A Decade of Lessons in Parenting - Parenting.com
The day my older son, Zander, turned, as he called it, the big one-oh, I hit a milestone of my own: I officially entered my second decade of being a mother. And while there was no denying Zander's metamorphosis from fuzzy-haired, gray-eyed infant to grubby-kneed fourth-grader, my transformation was no less significant.
And Zander was only one part of my learning curve: My second son, Thad, was born when Zander was 6. Looking back on those first ten years, there were clearly a few lessons that repeatedly saved my sanity. I hope they do the same for you!

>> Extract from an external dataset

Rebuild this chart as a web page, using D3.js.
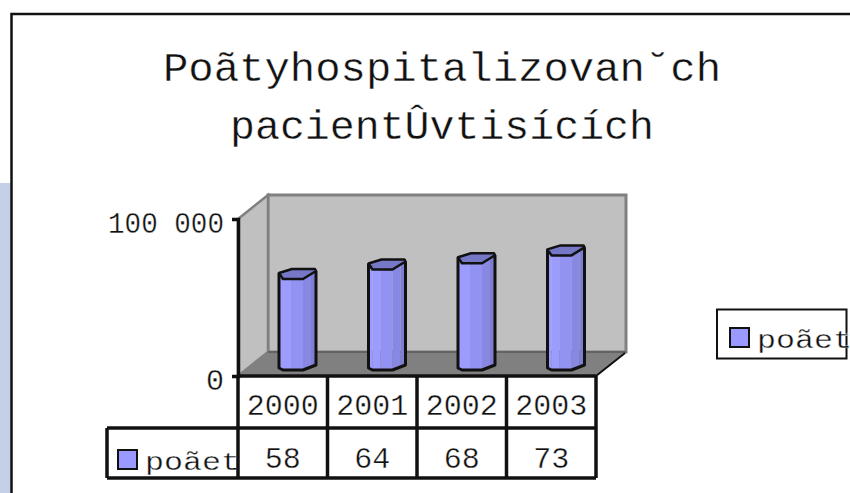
<!DOCTYPE html>
<html>
<head>
<meta charset="utf-8">
<script src="https://cdn.jsdelivr.net/npm/d3@7"></script>
<style>
html, body { margin: 0; padding: 0; background: #fff; }
svg { display: block; }
text { font-family: "Liberation Mono", monospace; fill: #111; stroke: #fff; stroke-width: 0.35; }
</style>
</head>
<body>
<div id="chart-container"></div>
<script>
var title_lines = ["Poãtyhospitalizovan˘ch", "pacientÛvtisících"];
var title_widths = [558, 424];
var years = ["2000", "2001", "2002", "2003"];
var values = [58000, 64000, 68000, 73000];
var table_values = ["58", "64", "68", "73"];
var y_ticks = [0, 100000];
var series_name = "poãet";

var svg_width = 850;
var svg_height = 493;
var depth_x = 30;
var depth_y = 24;
var bar_offset = 41;
var bar_base_lift = 6;

var svg = d3.select("#chart-container")
	.append("svg")
	.attr("width", svg_width)
	.attr("height", svg_height);

var x = d3.scaleBand()
	.domain(years)
	.range([238, 596]);

var y = d3.scaleLinear()
	.domain([0, 100000])
	.range([376, 219]);

// slide background and chart frame
svg.append("rect").attr("x", 0).attr("y", 183).attr("width", 11).attr("height", 310).attr("fill", "#c5d0e8");
svg.append("path").attr("d", "M11.5,493V14H850").attr("fill", "#fff").attr("stroke", "#111").attr("stroke-width", 2.5);

svg.selectAll(".title")
	.data(title_lines)
	.enter().append("text")
	.attr("class", "title")
	.attr("x", 442)
	.attr("y", function(d, i) { return 81 + i * 58; })
	.attr("text-anchor", "middle")
	.attr("font-size", 40)
	.attr("textLength", function(d, i) { return title_widths[i]; })
	.attr("lengthAdjust", "spacingAndGlyphs")
	.text(function(d) { return d; });

// 3d walls
var x0 = x.range()[0], x1 = x.range()[1];
var y0 = y(0), y1 = y(100000);

svg.append("polygon")
	.attr("points", [[x0 + depth_x, y1 - depth_y], [x1 + depth_x, y1 - depth_y], [x1 + depth_x, y0 - depth_y], [x0 + depth_x, y0 - depth_y]].join(" "))
	.attr("fill", "#c0c0c0").attr("stroke", "#808080").attr("stroke-width", 3);
svg.append("polygon")
	.attr("points", [[x0, y1], [x0 + depth_x, y1 - depth_y], [x0 + depth_x, y0 - depth_y], [x0, y0]].join(" "))
	.attr("fill", "#c0c0c0").attr("stroke", "#808080").attr("stroke-width", 2.5);
svg.append("polygon")
	.attr("points", [[x0, y0], [x0 + depth_x, y0 - depth_y], [x1 + depth_x, y0 - depth_y], [x1, y0]].join(" "))
	.attr("fill", "#808080");
svg.append("line")
	.attr("x1", x0 + depth_x).attr("x2", x1 + depth_x).attr("y1", y0 - depth_y).attr("y2", y0 - depth_y)
	.attr("stroke", "#5a5a5a").attr("stroke-width", 1.5);
svg.append("line")
	.attr("x1", x1).attr("y1", y0).attr("x2", x1 + depth_x - 1).attr("y2", y0 - depth_y + 1)
	.attr("stroke", "#111").attr("stroke-width", 2);

// hexagonal bars
var bars = svg.selectAll(".bar")
	.data(values)
	.enter().append("g")
	.attr("class", "bar")
	.attr("transform", function(d, i) {
		return "translate(" + (x(years[i]) + bar_offset) + ",0)";
	});

function bar_top(d) { return y(d) - bar_base_lift; }
function bar_bottom() { return y(0) - bar_base_lift; }

function facet(x_a, x_b, drop_a, drop_b, low_a, low_b) {
	return function(d) {
		var t = bar_top(d), b = bar_bottom();
		return [[x_a, t + drop_a], [x_b, t + drop_b], [x_b, b + low_b], [x_a, b + low_a]].join(" ");
	};
}

bars.append("polygon").attr("points", facet(0, 4, -6, 0, -2, 0)).attr("fill", "#9c9cff");
bars.append("polygon").attr("points", facet(4, 12, 0, 0, 0, 0)).attr("fill", "#9c9cff");
bars.append("polygon").attr("points", facet(12, 24, 0, 0, 0, 0)).attr("fill", "#9292f2");
bars.append("polygon").attr("points", facet(24, 32, 0, -4, 0, -2.5)).attr("fill", "#8888e2");
bars.append("polygon").attr("points", facet(32, 37, -4, -8, -2.5, -5)).attr("fill", "#7e7ed2");

// outline
bars.append("path")
	.attr("d", function(d) {
		var t = bar_top(d), b = bar_bottom();
		return "M0," + (t - 6) + "V" + (b - 2) + "L4," + b + "H24L37," + (b - 5) + "V" + (t - 8);
	})
	.attr("fill", "none").attr("stroke", "#111").attr("stroke-width", 3).attr("stroke-linejoin", "round");

// cap
bars.append("polygon")
	.attr("points", function(d) {
		var t = bar_top(d);
		return [[0, t - 6], [13, t - 10], [36, t - 10], [37, t - 8], [24, t], [4, t]].join(" ");
	})
	.attr("fill", "#7777c8").attr("stroke", "#111").attr("stroke-width", 2.5).attr("stroke-linejoin", "round");

// value axis
var axis = d3.axisLeft(y)
	.tickValues(y_ticks)
	.tickSize(6)
	.tickPadding(8)
	.tickFormat(function(d) { return d3.format(",")(d).replace(",", " "); });

var axis_g = svg.append("g")
	.attr("transform", "translate(" + x0 + ",0)")
	.call(axis);
axis_g.select(".domain").attr("stroke", "#111").attr("stroke-width", 3.5);
axis_g.selectAll(".tick line").attr("stroke", "#111").attr("stroke-width", 2.5);
axis_g.selectAll(".tick text")
	.attr("font-size", 30)
	.attr("font-family", "Liberation Mono")
	.attr("fill", "#111")
	.attr("dy", "13.5px")
	.each(function(d) {
		if (d > 0) d3.select(this).attr("textLength", 116).attr("lengthAdjust", "spacingAndGlyphs");
	});

// data table
var row_top = y0, row_mid = 428, row_bottom = 478, table_left = 107;
var table_g = svg.append("g");

table_g.selectAll(".year")
	.data(years)
	.enter().append("text")
	.attr("x", function(d) { return x(d) + x.bandwidth() / 2; })
	.attr("y", 415)
	.attr("text-anchor", "middle")
	.attr("font-size", 30)
	.text(function(d) { return d; });

table_g.selectAll(".val")
	.data(table_values)
	.enter().append("text")
	.attr("x", function(d, i) { return x(years[i]) + x.bandwidth() / 2; })
	.attr("y", 468)
	.attr("text-anchor", "middle")
	.attr("font-size", 30)
	.text(function(d) { return d; });

function legend_entry(sel, sx, sy, tx, ty) {
	sel.append("rect")
		.attr("x", sx).attr("y", sy).attr("width", 19).attr("height", 19)
		.attr("fill", "#9999ff").attr("stroke", "#111").attr("stroke-width", 2);
	sel.append("text")
		.attr("x", tx).attr("y", ty)
		.attr("font-size", 26)
		.attr("textLength", 95)
		.attr("lengthAdjust", "spacingAndGlyphs")
		.text(series_name);
}

legend_entry(table_g, 118, 450, 145, 470);

var table_lines = table_g.append("g")
	.attr("stroke", "#111").attr("stroke-width", 3.5).attr("fill", "none");
table_lines.append("line").attr("x1", x0).attr("x2", x1).attr("y1", row_top).attr("y2", row_top);
table_lines.append("line").attr("x1", table_left).attr("x2", x1).attr("y1", row_mid).attr("y2", row_mid);
table_lines.append("line").attr("x1", table_left).attr("x2", x1).attr("y1", row_bottom).attr("y2", row_bottom);
table_lines.append("line").attr("x1", table_left).attr("x2", table_left).attr("y1", row_mid).attr("y2", row_bottom);
table_lines.selectAll(".col")
	.data(years.concat(["end"]))
	.enter().append("line")
	.attr("x1", function(d, i) { return x0 + i * x.step(); })
	.attr("x2", function(d, i) { return x0 + i * x.step(); })
	.attr("y1", row_top)
	.attr("y2", row_bottom);

// side legend
var legend_g = svg.append("g");
legend_g.append("rect")
	.attr("x", 717).attr("y", 309.5).attr("width", 129.5).attr("height", 49)
	.attr("fill", "#fff").attr("stroke", "#111").attr("stroke-width", 2);
legend_entry(legend_g, 730, 328, 757, 348);
</script>
</body>
</html>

Lesson #1: Everything is Just a Phase
I read this somewhere when Zander was a toddler, and considered having it tattooed someplace extremely visible--like on his forehead--so I'd remember to take a deep breath and chant it like a mantra. Screaming bloody murder at bedtime? Just a phase. Wearing rubber boots everywhere, including the pool, when it's 92 degrees in the shade? Phase. Suddenly hating organic applesauce, previously consumed at the rate of two jars a day, just when I've splurged and bought six cases of the stuff? Just (very deep breath) another phase.
Only when Thad came along and started staging a series of unpleasant episodes of his own did I realize that my mantra had a tragic flip side. If everything is a phase, then good behavior must be just as fleeting and transitory as bad. With Zander, though I'd become quite expert at gritting my teeth through the bad patches, I still thought his "true" self was the little boy who climbed into bed each morning murmuring into my ear "Mmmm, you smell so delicious, Mommy." (That phase, by the way, lasted exactly three glorious months.)
Instead of wasting time and energy wondering when Thad would finally settle into his own "true" personality (you know, the sweet, loving, polite one), I suddenly realized that sweetness passes as surely as brattiness does. It was immensely liberating. So these days, I'm doing my best just to ride the roller coaster of my boys' developmental phases, instead of desperately fighting to keep the highs (which, in case you haven't heard, is just as exhausting and depressing as slogging through the lows).